Return the listing below exactly, with the pictures dropped.

**Data block:**
◇ ◇ ◇
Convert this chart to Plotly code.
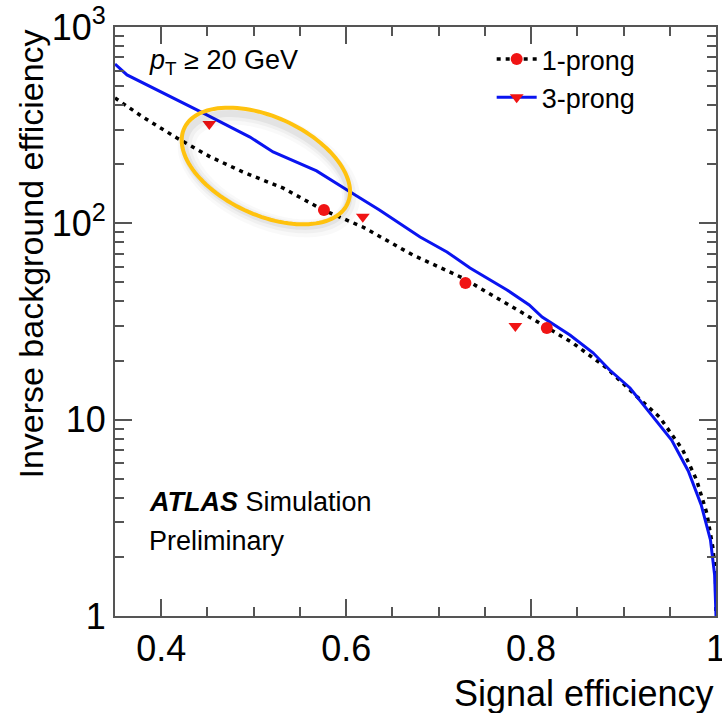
import numpy as np
import plotly.graph_objects as go

# ---- data ----
x_3prong = [0.35, 0.363, 0.445, 0.496, 0.521, 0.568, 0.601, 0.636, 0.680, 0.709, 0.734, 0.755,
            0.774, 0.798, 0.812, 0.842, 0.867, 0.885, 0.907, 0.928, 0.952, 0.970, 0.984, 0.994,
            0.9985, 1.0]
y_3prong = [648, 570, 365, 275, 231, 185, 148, 117, 85.2, 71.5, 59.2, 51.5,
            45.8, 38.4, 33.3, 27.0, 21.9, 17.9, 14.5, 10.9, 7.88, 5.48, 3.68, 2.44,
            1.62, 1.0]

x_1prong = [0.35, 0.380, 0.417, 0.453, 0.488, 0.532, 0.575, 0.618, 0.672, 0.726, 0.791, 0.845,
            0.882, 0.910, 0.939, 0.964, 0.979, 0.990, 0.9965, 0.9995, 1.0]
y_1prong = [435, 348, 272, 218, 183, 151, 117, 95.8, 69.0, 52.7, 34.9, 24.6,
            18.3, 13.7, 10.3, 7.01, 4.93, 3.35, 2.25, 1.66, 1.0]

wp_x_1prong = [0.576, 0.729, 0.817]
wp_y_1prong = [117, 49.7, 29.3]
wp_x_3prong = [0.452, 0.618, 0.783]
wp_y_3prong = [321, 108, 30.0]

x_tickvals = [0.4, 0.6, 0.8, 1.0]
x_ticktext = ["0.4", "0.6", "0.8", "1"]
y_tickvals = [1, 10, 100, 1000]
y_ticktext = ["1", "10", "10<sup>2</sup>", "10<sup>3</sup>"]

FONT = "Liberation Sans, Arial, Helvetica, sans-serif"
W, H = 722, 713
L, R, T, B = 115, 5.5, 27, 97
PW, PH = W - L - R, H - T - B

fig = go.Figure()

fig.add_trace(go.Scatter(x=x_1prong, y=y_1prong, mode="lines",
                         line=dict(color="black", width=3.5, dash="4px,5px"),
                         showlegend=False, hoverinfo="skip"))
fig.add_trace(go.Scatter(x=x_3prong, y=y_3prong, mode="lines",
                         line=dict(color="#0a14f0", width=3),
                         showlegend=False, hoverinfo="skip"))
fig.add_trace(go.Scatter(x=wp_x_1prong, y=wp_y_1prong, mode="markers",
                         marker=dict(symbol="circle", size=12, color="#f01414"),
                         showlegend=False))
fig.add_trace(go.Scatter(x=wp_x_3prong, y=wp_y_3prong, mode="markers",
                         marker=dict(symbol="triangle-down", size=12, color="#f01414"),
                         showlegend=False))
# legend entries
fig.add_trace(go.Scatter(x=[None], y=[None], mode="lines+markers", name="1-prong",
                         line=dict(color="black", width=3.5, dash="4px,5px"),
                         marker=dict(symbol="circle", size=12, color="#f01414")))
fig.add_trace(go.Scatter(x=[None], y=[None], mode="lines+markers", name="3-prong",
                         line=dict(color="#0a14f0", width=3),
                         marker=dict(symbol="triangle-down", size=12, color="#f01414")))

# highlight ellipse (pixel geometry -> paper coords)
def ellipse_path(cx, cy, a, b, theta_deg, n=120):
    t = np.linspace(0, 2 * np.pi, n)
    th = np.radians(theta_deg)
    px = cx + a * np.cos(t) * np.cos(th) - b * np.sin(t) * np.sin(th)
    py = cy + a * np.cos(t) * np.sin(th) + b * np.sin(t) * np.cos(th)
    xp = (px - L) / PW
    yp = (H - B - py) / PH
    d = "M " + " L ".join(f"{u:.5f},{v:.5f}" for u, v in zip(xp, yp)) + " Z"
    return d

shapes = []
for w_, op, dx, dy in [(18, 0.025, 3, 6), (12, 0.035, 2, 5), (7, 0.05, 1, 4)]:
    shapes.append(dict(type="path", xref="paper", yref="paper",
                       path=ellipse_path(266 + dx, 166 + dy, 88, 47, 24.8),
                       line=dict(color=f"rgba(0,0,0,{op})", width=w_)))
shapes.append(dict(type="path", xref="paper", yref="paper",
                   path=ellipse_path(266, 166, 90, 49, 24.8),
                   line=dict(color="#ffc20e", width=4)))

annotations = [
    dict(text="<i>p</i><sub>T</sub> ≥ 20 GeV", x=147, y=62),
    dict(text="<b><i>ATLAS</i></b> Simulation", x=147, y=502),
    dict(text="Preliminary", x=147, y=541),
]
ann = []
for a_ in annotations:
    ann.append(dict(text=a_["text"], xref="paper", yref="paper",
                    x=(a_["x"] - L) / PW, y=(H - B - a_["y"]) / PH,
                    xanchor="left", yanchor="middle", showarrow=False,
                    font=dict(family=FONT, size=27, color="black")))
ann.append(dict(text="Signal efficiency", xref="paper", yref="paper",
                x=1.0, y=(H - B - 693) / PH, xanchor="right", yanchor="middle",
                showarrow=False, font=dict(family=FONT, size=36, color="black")))
ann.append(dict(text="Inverse background efficiency", xref="paper", yref="paper",
                x=(30 - L) / PW, y=(H - B - 28) / PH, xanchor="center", yanchor="top",
                textangle=-90, showarrow=False,
                font=dict(family=FONT, size=34, color="black")))

axis_common = dict(showgrid=False, zeroline=False, showline=True, linecolor="#555555",
                   linewidth=2, ticks="inside", ticklen=17, tickwidth=1.5, tickcolor="#555555",
                   mirror="allticks", ticklabeloverflow="allow", automargin=False,
                   tickfont=dict(family=FONT, size=36, color="black"))

fig.update_layout(
    width=W, height=H,
    margin=dict(l=L, r=R, t=T, b=B, autoexpand=False),
    paper_bgcolor="white", plot_bgcolor="white",
    xaxis=dict(range=[0.35, 1.0], tickvals=x_tickvals, ticktext=x_ticktext,
               minor=dict(ticks="inside", ticklen=9, dtick=0.05, tick0=0.35,
                          tickcolor="#555555", tickwidth=1.5),
               **axis_common),
    yaxis=dict(type="log", range=[0, 3], tickvals=y_tickvals, ticktext=y_ticktext,
               minor=dict(ticks="inside", ticklen=9, dtick="D1",
                          tickcolor="#555555", tickwidth=1.5),
               **axis_common),
    legend=dict(x=(492 - L) / PW, y=(H - B - 35) / PH, xanchor="left", yanchor="top",
                bgcolor="rgba(0,0,0,0)", font=dict(family=FONT, size=27, color="black"),
                itemwidth=40, tracegroupgap=0),
    shapes=shapes,
    annotations=ann,
    showlegend=True,
)

fig.write_html("out.html", config={"displayModeBar": False},
               post_script="document.body.style.margin='0';document.body.style.overflow='hidden';")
◇ ◇ ◇
**Task solution:**
Convert this chart to Plotly code.
import numpy as np
import plotly.graph_objects as go

# ---- data ----
x_3prong = [0.35, 0.363, 0.445, 0.496, 0.521, 0.568, 0.601, 0.636, 0.680, 0.709, 0.734, 0.755,
            0.774, 0.798, 0.812, 0.842, 0.867, 0.885, 0.907, 0.928, 0.952, 0.970, 0.984, 0.994,
            0.9985, 1.0]
y_3prong = [648, 570, 365, 275, 231, 185, 148, 117, 85.2, 71.5, 59.2, 51.5,
            45.8, 38.4, 33.3, 27.0, 21.9, 17.9, 14.5, 10.9, 7.88, 5.48, 3.68, 2.44,
            1.62, 1.0]

x_1prong = [0.35, 0.380, 0.417, 0.453, 0.488, 0.532, 0.575, 0.618, 0.672, 0.726, 0.791, 0.845,
            0.882, 0.910, 0.939, 0.964, 0.979, 0.990, 0.9965, 0.9995, 1.0]
y_1prong = [435, 348, 272, 218, 183, 151, 117, 95.8, 69.0, 52.7, 34.9, 24.6,
            18.3, 13.7, 10.3, 7.01, 4.93, 3.35, 2.25, 1.66, 1.0]

wp_x_1prong = [0.576, 0.729, 0.817]
wp_y_1prong = [117, 49.7, 29.3]
wp_x_3prong = [0.452, 0.618, 0.783]
wp_y_3prong = [321, 108, 30.0]

x_tickvals = [0.4, 0.6, 0.8, 1.0]
x_ticktext = ["0.4", "0.6", "0.8", "1"]
y_tickvals = [1, 10, 100, 1000]
y_ticktext = ["1", "10", "10<sup>2</sup>", "10<sup>3</sup>"]

FONT = "Liberation Sans, Arial, Helvetica, sans-serif"
W, H = 722, 713
L, R, T, B = 115, 5.5, 27, 97
PW, PH = W - L - R, H - T - B

fig = go.Figure()

fig.add_trace(go.Scatter(x=x_1prong, y=y_1prong, mode="lines",
                         line=dict(color="black", width=3.5, dash="4px,5px"),
                         showlegend=False, hoverinfo="skip"))
fig.add_trace(go.Scatter(x=x_3prong, y=y_3prong, mode="lines",
                         line=dict(color="#0a14f0", width=3),
                         showlegend=False, hoverinfo="skip"))
fig.add_trace(go.Scatter(x=wp_x_1prong, y=wp_y_1prong, mode="markers",
                         marker=dict(symbol="circle", size=12, color="#f01414"),
                         showlegend=False))
fig.add_trace(go.Scatter(x=wp_x_3prong, y=wp_y_3prong, mode="markers",
                         marker=dict(symbol="triangle-down", size=12, color="#f01414"),
                         showlegend=False))
# legend entries
fig.add_trace(go.Scatter(x=[None], y=[None], mode="lines+markers", name="1-prong",
                         line=dict(color="black", width=3.5, dash="4px,5px"),
                         marker=dict(symbol="circle", size=12, color="#f01414")))
fig.add_trace(go.Scatter(x=[None], y=[None], mode="lines+markers", name="3-prong",
                         line=dict(color="#0a14f0", width=3),
                         marker=dict(symbol="triangle-down", size=12, color="#f01414")))

# highlight ellipse (pixel geometry -> paper coords)
def ellipse_path(cx, cy, a, b, theta_deg, n=120):
    t = np.linspace(0, 2 * np.pi, n)
    th = np.radians(theta_deg)
    px = cx + a * np.cos(t) * np.cos(th) - b * np.sin(t) * np.sin(th)
    py = cy + a * np.cos(t) * np.sin(th) + b * np.sin(t) * np.cos(th)
    xp = (px - L) / PW
    yp = (H - B - py) / PH
    d = "M " + " L ".join(f"{u:.5f},{v:.5f}" for u, v in zip(xp, yp)) + " Z"
    return d

shapes = []
for w_, op, dx, dy in [(18, 0.025, 3, 6), (12, 0.035, 2, 5), (7, 0.05, 1, 4)]:
    shapes.append(dict(type="path", xref="paper", yref="paper",
                       path=ellipse_path(266 + dx, 166 + dy, 88, 47, 24.8),
                       line=dict(color=f"rgba(0,0,0,{op})", width=w_)))
shapes.append(dict(type="path", xref="paper", yref="paper",
                   path=ellipse_path(266, 166, 90, 49, 24.8),
                   line=dict(color="#ffc20e", width=4)))

annotations = [
    dict(text="<i>p</i><sub>T</sub> ≥ 20 GeV", x=147, y=62),
    dict(text="<b><i>ATLAS</i></b> Simulation", x=147, y=502),
    dict(text="Preliminary", x=147, y=541),
]
ann = []
for a_ in annotations:
    ann.append(dict(text=a_["text"], xref="paper", yref="paper",
                    x=(a_["x"] - L) / PW, y=(H - B - a_["y"]) / PH,
                    xanchor="left", yanchor="middle", showarrow=False,
                    font=dict(family=FONT, size=27, color="black")))
ann.append(dict(text="Signal efficiency", xref="paper", yref="paper",
                x=1.0, y=(H - B - 693) / PH, xanchor="right", yanchor="middle",
                showarrow=False, font=dict(family=FONT, size=36, color="black")))
ann.append(dict(text="Inverse background efficiency", xref="paper", yref="paper",
                x=(30 - L) / PW, y=(H - B - 28) / PH, xanchor="center", yanchor="top",
                textangle=-90, showarrow=False,
                font=dict(family=FONT, size=34, color="black")))

axis_common = dict(showgrid=False, zeroline=False, showline=True, linecolor="#555555",
                   linewidth=2, ticks="inside", ticklen=17, tickwidth=1.5, tickcolor="#555555",
                   mirror="allticks", ticklabeloverflow="allow", automargin=False,
                   tickfont=dict(family=FONT, size=36, color="black"))

fig.update_layout(
    width=W, height=H,
    margin=dict(l=L, r=R, t=T, b=B, autoexpand=False),
    paper_bgcolor="white", plot_bgcolor="white",
    xaxis=dict(range=[0.35, 1.0], tickvals=x_tickvals, ticktext=x_ticktext,
               minor=dict(ticks="inside", ticklen=9, dtick=0.05, tick0=0.35,
                          tickcolor="#555555", tickwidth=1.5),
               **axis_common),
    yaxis=dict(type="log", range=[0, 3], tickvals=y_tickvals, ticktext=y_ticktext,
               minor=dict(ticks="inside", ticklen=9, dtick="D1",
                          tickcolor="#555555", tickwidth=1.5),
               **axis_common),
    legend=dict(x=(492 - L) / PW, y=(H - B - 35) / PH, xanchor="left", yanchor="top",
                bgcolor="rgba(0,0,0,0)", font=dict(family=FONT, size=27, color="black"),
                itemwidth=40, tracegroupgap=0),
    shapes=shapes,
    annotations=ann,
    showlegend=True,
)

fig.write_html("out.html", config={"displayModeBar": False},
               post_script="document.body.style.margin='0';document.body.style.overflow='hidden';")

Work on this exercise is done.